Windows Server / Private Cloud
A few months ago, Microsoft release Windows Server 2012, the official name for what had been described at first as Windows Server 8. The ability to cluster up to thousands of servers and pool their resources, managed from a single console, is amazing. It also has a beefed-up management UI. You can even move VMs around while they are running.
Along with System Center, Windows Server 2012 provides a credible private cloud story for Microsoft. And, Microsoft is aligning their public cloud and private cloud stories under the term CloudOS.
Visual Studio 2012, .NET 4.5, ASP.NET, MVC4
Why This Makes Microsoft The Coolest Tech Company On The Planet
For Microsoft to really address the challenges facing it, it needed to demonstrate 4 things:
1. Design Savvy-ness.

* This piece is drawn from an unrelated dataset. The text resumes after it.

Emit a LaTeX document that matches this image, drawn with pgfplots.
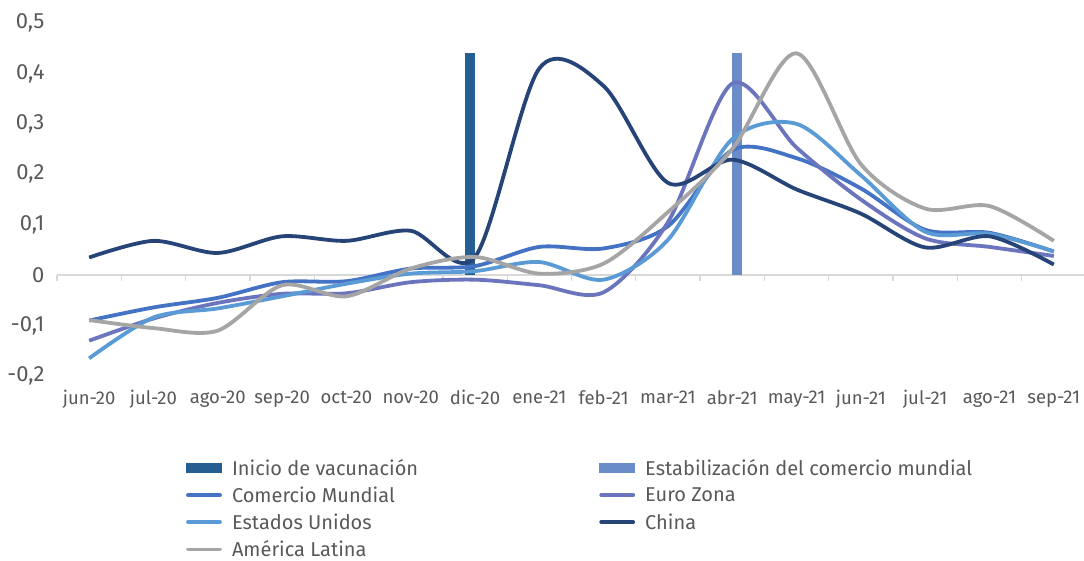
\documentclass[border=0pt]{standalone}
\usepackage{fontspec}
\setmainfont{Fira Sans}
\usepackage{pgfplots}
\pgfplotsset{compat=1.18}
\definecolor{vacuna}{HTML}{255E91}
\definecolor{estab}{HTML}{6A8CC8}
\definecolor{comercio}{HTML}{4472C4}
\definecolor{euro}{HTML}{6B75BE}
\definecolor{eeuu}{HTML}{5B9BD5}
\definecolor{china}{HTML}{264478}
\definecolor{latam}{HTML}{A5A5A5}
\definecolor{zeroline}{HTML}{D9D9D9}
\definecolor{txt}{HTML}{595959}
\pgfplotsset{
  serie/.style={#1, line width=3.8pt, smooth, tension=0.5, mark=none,
    legend image code/.code={\draw[#1, line width=3.8pt, line cap=round] (2pt,0pt) -- (34pt,0pt);}},
  barra/.style={ybar, bar width=10pt, fill=#1, draw=none,
    legend image code/.code={\fill[#1] (0pt,-5pt) rectangle (36pt,5pt);}}
}
\begin{document}
\begin{tikzpicture}
\useasboundingbox (-57pt,-185pt) rectangle (1027pt,376pt);
\begin{axis}[
  at={(0pt,0pt)}, anchor=south west,
  scale only axis, width=1027pt, height=353pt,
  xmin=-0.5, xmax=15.47, ymin=-0.2, ymax=0.5,
  axis line style={draw=none}, tick style={draw=none},
  major tick length=0pt,
  xtick={0,...,15},
  xticklabels={jun-20,jul-20,ago-20,sep-20,oct-20,nov-20,dic-20,ene-21,feb-21,mar-21,abr-21,may-21,jun-21,jul-21,ago-21,sep-21},
  ytick={-0.2,-0.1,0,0.1,0.2,0.3,0.4,0.5},
  /pgf/number format/.cd, assume math mode=true, use comma, fixed, precision=1, /pgfplots/.cd,
  yticklabel style={font=\fontsize{22}{22}\selectfont, text=txt, anchor=east, xshift=-9pt},
  xticklabel style={font=\fontsize{18.5}{18.5}\selectfont, text=txt, anchor=north, yshift=-11pt},
  clip=false,
  legend columns=2,
  legend style={at={(129pt,-81pt)}, anchor=north west, draw=none, fill=none,
    font=\fontsize{20}{20}\selectfont, text=txt, inner sep=0pt, outer sep=0pt,
    row sep=6pt,
    /tikz/every odd column/.append style={column sep=8pt},
    /tikz/every even column/.append style={column sep=179pt}},
  legend cell align=left,
]
\draw[zeroline, line width=1.3pt] (axis cs:-0.5,0) -- (axis cs:15.47,0);
\pgfplotsinvokeforeach{-0.5,0.5,1.5,2.5,3.5,4.5,5.5,6.5,7.5,8.5,9.5,10.5,11.5,12.5,13.5,14.5}{
  \draw[zeroline, line width=1.3pt] (axis cs:#1,0) -- ++(0pt,-6pt);
}
\addplot[barra=vacuna, bar shift=-5pt] coordinates {(6,0.44)};
\addlegendentry{Inicio de vacunación}
\addplot[barra=estab, bar shift=5pt] coordinates {(10,0.44)};
\addlegendentry{Estabilización del comercio mundial}
\addplot[serie=comercio] coordinates {(0,-0.09) (1,-0.064) (2,-0.045) (3,-0.014) (4,-0.012) (5,0.013) (6,0.018) (7,0.056) (8,0.053) (9,0.097) (10,0.248) (11,0.232) (12,0.172) (13,0.09) (14,0.084) (15,0.047)};
\addlegendentry{Comercio Mundial}
\addplot[serie=euro] coordinates {(0,-0.13) (1,-0.086) (2,-0.055) (3,-0.037) (4,-0.036) (5,-0.014) (6,-0.009) (7,-0.02) (8,-0.034) (9,0.105) (10,0.38) (11,0.253) (12,0.15) (13,0.073) (14,0.056) (15,0.038)};
\addlegendentry{Euro Zona}
\addplot[serie=eeuu] coordinates {(0,-0.165) (1,-0.084) (2,-0.066) (3,-0.042) (4,-0.017) (5,0.003) (6,0.008) (7,0.026) (8,-0.009) (9,0.07) (10,0.27) (11,0.30) (12,0.198) (13,0.086) (14,0.082) (15,0.047)};
\addlegendentry{Estados Unidos}
\addplot[serie=china] coordinates {(0,0.035) (1,0.068) (2,0.044) (3,0.077) (4,0.068) (5,0.088) (6,0.036) (7,0.41) (8,0.375) (9,0.183) (10,0.229) (11,0.17) (12,0.122) (13,0.055) (14,0.077) (15,0.021)};
\addlegendentry{China}
\addplot[serie=latam] coordinates {(0,-0.089) (1,-0.105) (2,-0.11) (3,-0.02) (4,-0.042) (5,0.013) (6,0.036) (7,0.003) (8,0.023) (9,0.125) (10,0.25) (11,0.44) (12,0.22) (13,0.132) (14,0.137) (15,0.068)};
\addlegendentry{América Latina}
\end{axis}
\end{tikzpicture}
\end{document}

Microsoft needed to really show that it could be a cool design company and not just borrow inspiration from others. It did this both with the Windows 8 Modern UI as well as with the Surface device.
2. Coherency. Microsoft needed to ensure that for customers who stay within the Microsoft microcosm, it's devices, services, tools, and technologies work extremely well together. That is to say, if you own a PC, a tablet, and a phone all from Microsoft they should sync and work together to an amazing degree, and allow you to juggle them effortlessly.
3. Interop. Recognize there are other platforms out there and play nice with them. Microsoft is amply doing this with its mobile support in cloud services; in its HTML5 support in VS2012 and ASP.NET; in the use of open protocols like REST in cloud services APIs; and in its continued open sourcing of its core technologies.
4. The Fun Factor. Just play with a Surface tablet or a Windows 8 phone or interact with a Windows Store App, and you'll find yourself smiling. What you're doing is functional as well as fun, and that's the secret to being technologically cool.
...which is what Microsoft has become: the company making the coolest products.